>>>

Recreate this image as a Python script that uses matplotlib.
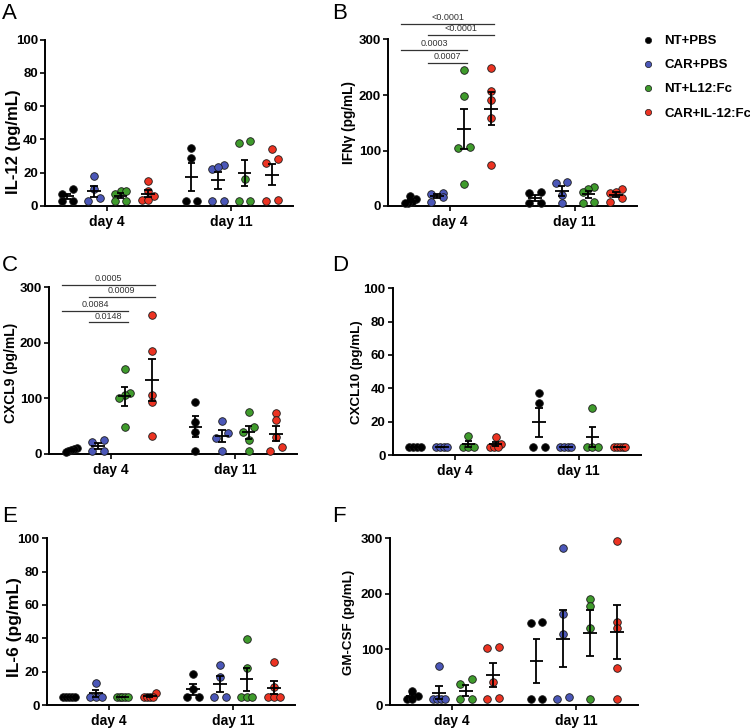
import numpy as np
import matplotlib.pyplot as plt
from matplotlib.lines import Line2D

plt.rcParams['font.family'] = ['Liberation Sans', 'DejaVu Sans']

groups = ['NT+PBS', 'CAR+PBS', 'NT+L12:Fc', 'CAR+IL-12:Fc']
colors = ['#000000', '#4b57b8', '#3f9b2c', '#ec3322']
days = ['day 4', 'day 11']

# values per group (NT+PBS, CAR+PBS, NT+L12:Fc, CAR+IL-12:Fc)
il12_d4 = [[7, 10, 3, 3], [18, 10, 3, 4.6], [9, 9, 7, 3, 3], [15, 9, 6, 3.6, 3.6]]
il12_d11 = [[35, 29, 3, 3], [24.6, 22.4, 23.6, 3, 3], [39, 37.6, 16, 3, 3], [34, 28.2, 25.6, 3, 3.6]]

ifng_d4 = [[18, 12, 8, 6, 5], [24, 22, 17, 7], [245, 198, 107, 105, 39], [249, 207, 191, 158, 73]]
ifng_d11 = [[23, 25, 5, 5], [41, 44, 20, 5], [35, 30, 26, 8, 6], [30, 26, 24, 14, 7]]

cxcl9_d4 = [[11, 9, 7, 5, 4], [21, 25, 6, 6], [153, 109, 107, 100, 49], [251, 185, 106, 94, 32]]
cxcl9_d11 = [[94, 58, 39, 6], [59, 37, 29, 6], [76, 48, 40, 25, 6], [74, 61, 31, 12, 6]]

cxcl10_d4 = [[5, 5, 5, 5], [5, 5, 5, 5], [11.4, 5, 5, 5], [11, 6.4, 5, 5, 5]]
cxcl10_d11 = [[37, 31, 5, 5], [5, 5, 5, 5], [28, 5, 5, 5], [5, 5, 5, 5, 5]]

il6_d4 = [[5, 5, 5, 5, 5], [13, 5, 5, 5], [5, 5, 5, 5, 5], [7.4, 5, 5, 5, 5]]
il6_d11 = [[18.4, 9.4, 5, 5], [24, 16.6, 5, 5], [39.6, 22, 5, 5, 5], [25.6, 11, 5, 5, 5]]

gmcsf_d4 = [[25, 17, 10, 10], [71, 10, 10, 10, 10], [37, 47, 10, 10], [105, 102, 41, 10, 12]]
gmcsf_d11 = [[148, 150, 10, 10], [283, 163, 127, 10, 14], [191, 178, 139, 10], [295, 149, 138, 66, 10]]

# day 4 comparisons: (group a, group b, p value) and bracket height
ifng_sig = [(0, 3, '<0.0001'), (1, 3, '<0.0001'), (0, 2, '0.0003'), (1, 2, '0.0007')]
ifng_sig_y = [328, 308, 281, 258]
cxcl9_sig = [(0, 3, '0.0005'), (1, 3, '0.0009'), (0, 2, '0.0084'), (1, 2, '0.0148')]
cxcl9_sig_y = [305, 283, 258, 237]

W, H = 750, 728
fig = plt.figure(figsize=(W / 100, H / 100), dpi=100)

day_x = [1, 3]
grp_off = [-0.64, -0.21, 0.22, 0.66]


def swarm(vals, ymax, h_px, spread=5.8, row_h=6.0):
    # Prism-like: points closer than row_h px share a row, spread evenly
    px = np.asarray(vals, float) / ymax * h_px
    order = np.argsort(px, kind='stable')
    offs = np.zeros(len(px))
    i = 0
    while i < len(order):
        j = i
        while j + 1 < len(order) and px[order[j + 1]] - px[order[i]] < row_h:
            j += 1
        n = j - i + 1
        if n > 1:
            offs[order[i:j + 1]] = np.linspace(-spread, spread, n)
        i = j + 1
    return offs


def panel(rect, letter, letter_xy, ylabel, lab, d4, d11, ymax, step, sig=None, sig_y=None):
    l, r, t, b = rect
    ax = fig.add_axes([l / W, 1 - b / H, (r - l) / W, (b - t) / H])
    px_per_unit = (r - l) / 4
    for di, data in enumerate([d4, d11]):
        for g, vals in enumerate(data):
            xc = day_x[di] + grp_off[g]
            xs = xc + swarm(vals, ymax, b - t) / px_per_unit
            ax.scatter(xs, vals, s=30, color=colors[g], edgecolor='#1a1a1a',
                       linewidth=0.6, zorder=3, clip_on=False)
            v = np.asarray(vals, float)
            m = v.mean()
            se = v.std(ddof=1) / np.sqrt(len(v))
            ax.hlines(m, xc - 0.11, xc + 0.11, color='k', lw=1.3, zorder=4)
            ax.vlines(xc, m - se, m + se, color='k', lw=1.3, zorder=4)
            ax.hlines([m - se, m + se], xc - 0.06, xc + 0.06, color='k', lw=1.3, zorder=4)
    if sig:
        for (a, c, txt), yy in zip(sig, sig_y):
            x1 = day_x[0] + grp_off[a] - 0.15
            x2 = day_x[0] + grp_off[c] + 0.05
            ax.plot([x1, x2], [yy, yy], color='#333333', lw=0.9, clip_on=False)
            ax.annotate(txt, ((x1 + x2) / 2, yy), xytext=(0, 1.2), textcoords='offset points',
                        ha='center', va='bottom', fontsize=6.5, color='#333333',
                        annotation_clip=False)
    ax.set_xlim(0, 4)
    ax.set_ylim(0, ymax)
    ax.set_yticks(np.arange(0, ymax + 1, step))
    ax.set_xticks(day_x, days)
    for s in ['top', 'right']:
        ax.spines[s].set_visible(False)
    for s in ['left', 'bottom']:
        ax.spines[s].set_linewidth(1.4)
    ax.tick_params(direction='out', length=3.6, width=1.2, labelsize=9.5, pad=1.5)
    ax.tick_params(axis='x', pad=3, labelsize=10)
    for lab_t in ax.get_xticklabels() + ax.get_yticklabels():
        lab_t.set_fontweight('bold')
    # lab = (font size, label centre distance left of spine in px, label centre y in px)
    fs, dx, cy = lab
    ax.set_ylabel(ylabel, fontsize=fs, fontweight='bold')
    half = fs * 100 / 72 * 0.5
    ax.yaxis.set_label_coords(-(dx - half) / (r - l), (b - cy) / (b - t))
    fig.text(letter_xy[0] / W, 1 - letter_xy[1] / H, letter, fontsize=16, va='top', ha='left')
    return ax


panel((45, 293, 39.5, 206), 'A', (2, 3), 'IL-12 (pg/mL)', (12, 32, 142),
      il12_d4, il12_d11, 100, 20)
panel((388, 637, 39.5, 206), 'B', (332, 3), 'IFNγ (pg/mL)', (9.8, 39, 123),
      ifng_d4, ifng_d11, 300, 100, ifng_sig, ifng_sig_y)
panel((49, 297, 287.3, 454), 'C', (2, 255), 'CXCL9 (pg/mL)', (10, 38, 373),
      cxcl9_d4, cxcl9_d11, 300, 100, cxcl9_sig, cxcl9_sig_y)
panel((392.7, 640.7, 288.3, 455), 'D', (332, 255), 'CXCL10 (pg/mL)', (9.6, 36, 372),
      cxcl10_d4, cxcl10_d11, 100, 20)
panel((46.7, 295, 538.3, 705), 'E', (2, 506), 'IL-6 (pg/mL)', (12.5, 33, 627),
      il6_d4, il6_d11, 100, 20)
panel((390, 638.3, 538.3, 705), 'F', (332, 506), 'GM-CSF (pg/mL)', (9.6, 42, 622),
      gmcsf_d4, gmcsf_d11, 300, 100)

# legend
handles = [Line2D([], [], marker='o', ls='none', markersize=4.5, markerfacecolor=c,
                  markeredgecolor='#1a1a1a', markeredgewidth=0.5) for c in colors]
fig.legend(handles, groups, loc='upper left', bbox_to_anchor=(643 / W, 1 - 35 / H),
           frameon=False, handlelength=0.8, handletextpad=0.8, labelspacing=0.9,
           prop={'weight': 'bold', 'size': 9.5}, borderaxespad=0, borderpad=0)

fig.savefig('out.png', dpi=100)
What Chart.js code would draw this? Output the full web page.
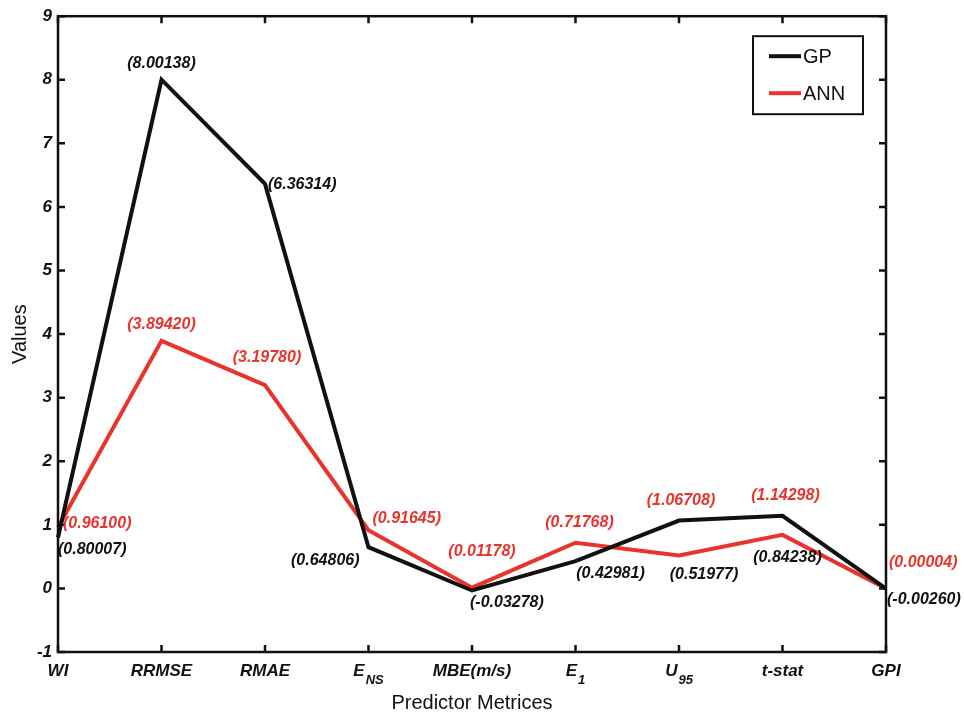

<<<

» **WHAT YOU NEED TO DO**: Start at the first line of the records and write out everything up to and including the line containing "24, 14, 7]]". No pictures.

» **WORKED SOLUTION**:
Recreate this image as a Python script that uses matplotlib.
import numpy as np
import matplotlib.pyplot as plt
from matplotlib.lines import Line2D

plt.rcParams['font.family'] = ['Liberation Sans', 'DejaVu Sans']

groups = ['NT+PBS', 'CAR+PBS', 'NT+L12:Fc', 'CAR+IL-12:Fc']
colors = ['#000000', '#4b57b8', '#3f9b2c', '#ec3322']
days = ['day 4', 'day 11']

# values per group (NT+PBS, CAR+PBS, NT+L12:Fc, CAR+IL-12:Fc)
il12_d4 = [[7, 10, 3, 3], [18, 10, 3, 4.6], [9, 9, 7, 3, 3], [15, 9, 6, 3.6, 3.6]]
il12_d11 = [[35, 29, 3, 3], [24.6, 22.4, 23.6, 3, 3], [39, 37.6, 16, 3, 3], [34, 28.2, 25.6, 3, 3.6]]

ifng_d4 = [[18, 12, 8, 6, 5], [24, 22, 17, 7], [245, 198, 107, 105, 39], [249, 207, 191, 158, 73]]
ifng_d11 = [[23, 25, 5, 5], [41, 44, 20, 5], [35, 30, 26, 8, 6], [30, 26, 24, 14, 7]]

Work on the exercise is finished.